Sementara ketakutan dan frustrasi tersebar luas di kalangan pemukim Israel di pemukiman perbatasan utara.
Saluran 12 Israel melaporkan adanya "rasa tidak percaya yang mendalam" antara para pemukim utara dan pasukan pendudukan Israel, dengan menyatakan bahwa "tidak seorang pun yang membahas kenyataan di utara selama lebih dari setahun."
Jaringan tersebut mengutip seorang penduduk Metula, sebuah pemukiman perbatasan utara, yang mengatakan, "Sebagai tetangga Lebanon , militer Israel harus berbuat lebih banyak untuk memulihkan rasa aman kami."
Meskipun pemerintah menyerukan agar para pemukim kembali, banyak yang menyatakan keraguan, dengan Channel 12 menambahkan bahwa "tidak ada tempat untuk kembali."

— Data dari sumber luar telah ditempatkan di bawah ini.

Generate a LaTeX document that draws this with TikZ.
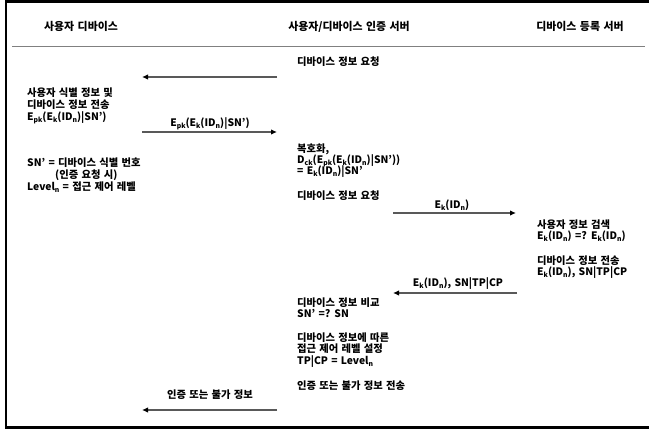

Penggusuran tersebut juga mengganggu kehidupan sehari-hari, termasuk pendidikan, karena keluarga berjuang untuk kembali menjalani rutinitas normal.
Penasihat strategis Eyalet Frisch mengkritik evakuasi massal sekitar 100.000 pemukim utara selama perang, menggambarkannya sebagai "kesalahan strategis" yang didorong oleh "histeria atas Hizbullah."
Mantan juru bicara militer Israel Avi Benayahu menyuarakan pandangan ini, dengan menyatakan bahwa militer berada dalam keadaan panik setelah evakuasi dari utara.
'1-0 untuk kemenangan Hizbullah'
Channel 14 memperingatkan bahwa jika pemerintah meneruskan pendekatannya saat ini, wilayah utara berisiko menjadi "batas perbatasan Lebanon" mirip dengan situasi genting yang dihadapi masyarakat di dekat Gaza.
Moshe Davidovich, kepala "Forum Pemukiman Garis Depan," menyebut hari kesepakatan itu sebagai "hari yang menyedihkan bagi para pemukim utara dengan mengklaim bahwa kesepakatan itu gagal memberikan kepulangan yang aman.
Ia menolak kesepakatan itu sebagai "bukan kemenangan," dan menggambarkannya sebagai "1-0 untuk Hizbullah."
Mantan juru bicara militer Israel, Ronen Manelis, semakin membantah klaim pemerintah bahwa Hizbullah telah didorong mundur 15 kilometer dari perbatasan, dan menyebut pernyataan tersebut sebagai "omong kosong belaka."